Crucially, Žižek's theoretical move (in slavoj-zizek-hegel-in-a-wired-brain-bloomsbury-2020) is to read this kenotic structure not as liberation from alienation but as its most extreme intensification. The apostle is not less alienated than ordinary speaking subjects — they are more so. Yet paradoxically this maximal alienation coincides with the abolition of alienation in the usual sense, because there is no longer a self-expressive remainder being suppressed or displaced. This is the "paradoxical coincidence" that Žižek identifies with Singularity: the point at which alienation's logic folds back on itself, not by being overcome but by being pushed to its absolute limit. The apostolic subject does not recover pre-symbolic being; it extinguishes the very gap between self and symbolic function that normally constitutes the desiring subject.

Place in the corpus

Within slavoj-zizek-hegel-in-a-wired-brain-bloomsbury-2020, Kenosis (Apostolic Structure) appears at the intersection of two canonical concepts: Alienation and Singularity. It functions as a limit-case or extreme specification of alienation. Where standard Lacanian alienation describes how every speaking subject is constituted by giving up being for meaning in the signifying chain, the apostolic structure radicalizes this: the apostle does not merely submit to the signifier, they actively annihilate whatever personal remainder (desire, self-expression, jouissance) ordinarily persists alongside subjection to the Other. The kenotic subject coincides entirely with their symbolic function, leaving no split-subject residue — no $ — behind. This makes it an extreme point on the continuum explored through Alienation and Separation: ordinarily, Separation follows Alienation and partially recovers a relation to lack and desire; the apostolic position forecloses that recovery.
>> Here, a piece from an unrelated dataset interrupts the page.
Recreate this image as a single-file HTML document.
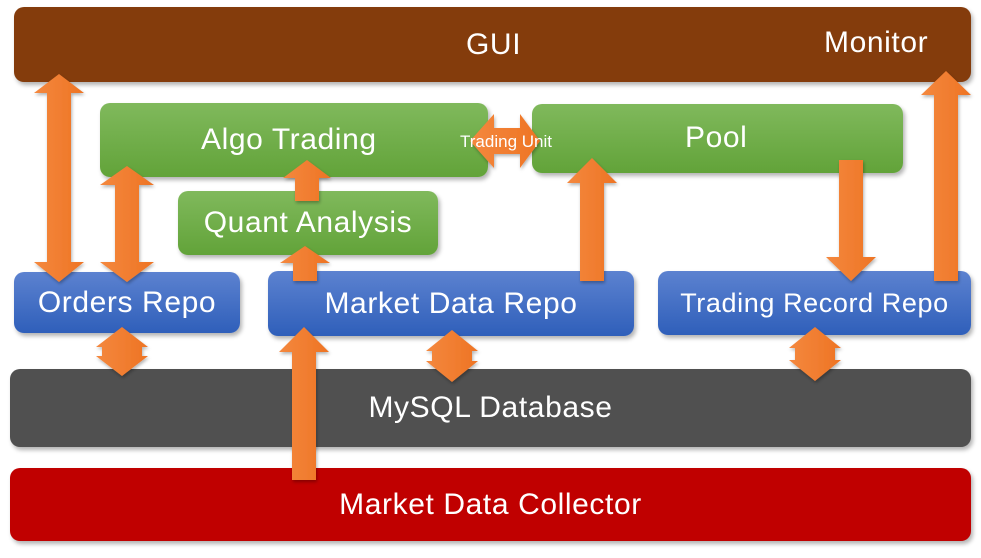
<!DOCTYPE html>
<html><head><meta charset="utf-8"><style>
html,body{margin:0;padding:0;background:#fff;width:981px;height:558px;overflow:hidden;position:relative;font-family:"Liberation Sans","Noto Sans CJK SC",sans-serif;}
.b{position:absolute;border-radius:10px;color:#fff;display:flex;align-items:center;justify-content:center;font-size:30px;letter-spacing:0.6px;box-shadow:2px 3px 4px rgba(0,0,0,0.3);}
.g{background:linear-gradient(#80b95c,#62a339);}
.bl{background:linear-gradient(#5c82d0,#2f5fba);}
svg{position:absolute;left:0;top:0;}
</style></head><body>
<div class="b" style="left:14px;top:7px;width:957px;height:75px;background:#843c0c;"><span style="position:absolute;left:452px;top:21px;">GUI</span><span style="position:absolute;left:810px;top:19px;">Monitor</span></div>
<div class="b g" style="left:100px;top:103px;width:388px;height:74px;"><span style="position:absolute;left:101px;top:20px;">Algo Trading</span></div>
<div class="b g" style="left:532px;top:104px;width:371px;height:69px;"><span style="position:absolute;left:153px;top:17px;">Pool</span></div>
<div class="b g" style="left:178px;top:191px;width:260px;height:64px;">Quant Analysis</div>
<div class="b bl" style="left:14px;top:272px;width:226px;height:61px;">Orders Repo</div>
<div class="b bl" style="left:268px;top:271px;width:366px;height:65px;">Market Data Repo</div>
<div class="b bl" style="left:658px;top:271px;width:313px;height:64px;font-size:27px;">Trading Record Repo</div>
<div class="b" style="left:10px;top:369px;width:961px;height:78px;background:#505050;">MySQL Database</div>
<div class="b" style="left:10px;top:468px;width:961px;height:73px;background:#c00000;">Market Data Collector</div>
<svg width="981" height="558" viewBox="0 0 981 558">
<defs><linearGradient id="o" x1="0" x2="1" y1="0" y2="0"><stop offset="0" stop-color="#f4883e"/><stop offset="1" stop-color="#ee7424"/></linearGradient>
<filter id="s"><feDropShadow dx="1" dy="2" stdDeviation="1.5" flood-opacity="0.3"/></filter></defs>
<g fill="url(#o)" filter="url(#s)">
<polygon points="59,74 84,93 71,93 71,262 84,262 59,282 34,262 47,262 47,93 34,93"/>
<polygon points="127,166 154,185 139,185 139,262 154,262 127,282 100,262 115,262 115,185 100,185"/>
<polygon points="307,160 331,178 319,178 319,201 295,201 295,178 283,178"/>
<polygon points="305,246 330,263 317,263 317,281 293,281 293,263 280,263"/>
<polygon points="592,158 617,183 604,183 604,281 580,281 580,183 567,183"/>
<polygon points="839,160 863,160 863,257 876,257 851,281 826,257 839,257"/>
<polygon points="946,71 971,95 958,95 958,281 934,281 934,95 921,95"/>
<polygon points="470,141 494,114 494,128 520,128 520,114 540,141 520,168 520,154 494,154 494,168"/>
<polygon points="122,327 148,347 142,347 142,356 148,356 122,376 96,356 102,356 102,347 96,347"/>
<polygon points="452,330 478,351 472,351 472,361 478,361 452,382 426,361 432,361 432,351 426,351"/>
<polygon points="815,327 841,348 835,348 835,360 841,360 815,381 789,360 795,360 795,348 789,348"/>
<polygon points="304,327 329,352 316,352 316,480 292,480 292,352 279,352"/>
</g>
<text x="506" y="147" fill="#fff" font-size="17" text-anchor="middle" font-family="Liberation Sans, sans-serif">Trading Unit</text>
</svg>
</body></html>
The concept also resonates negatively with Hysteria and the Not-all. Where the hysteric sustains the gap between self and symbolic mandate — perpetually asking "am I what you say I am?" and refusing full coincidence — the apostle collapses that gap entirely. And where the Not-all marks an open, non-totalizable relation to the symbolic (a beyond that escapes), the apostolic structure instead fills in every beyond with the Other's message, producing a totalizing function that is paradoxically achieved through self-erasure rather than self-assertion. The concept thus serves in Žižek's argument as a diagnostic figure for what Singularity looks like from the inside: not the subject who overcomes alienation through praxis or reappropriation (the Marxist scheme), but the subject for whom the constitutive gap of the big Other is re-established by extreme self-annulment.

Key formulations

Hegel in a Wired BrainSlavoj Žižek · 2020 (p.167)

apostle is a subject who, in an act of radical kenosis, empties itself of all self-expressive content in order to function as an impassive transmitter of the big Other's message.

The phrase "radical kenosis" does double theoretical work: kenosis (theological self-emptying) is here stripped of its redemptive register and recast as a structural operation on the subject, while "impassive transmitter of the big Other's message" precisely names the erasure of the $ — the split between subject and signifier is not just minimized but zeroed out, leaving only the signifying function of the Other running through a body with no remainder of desire.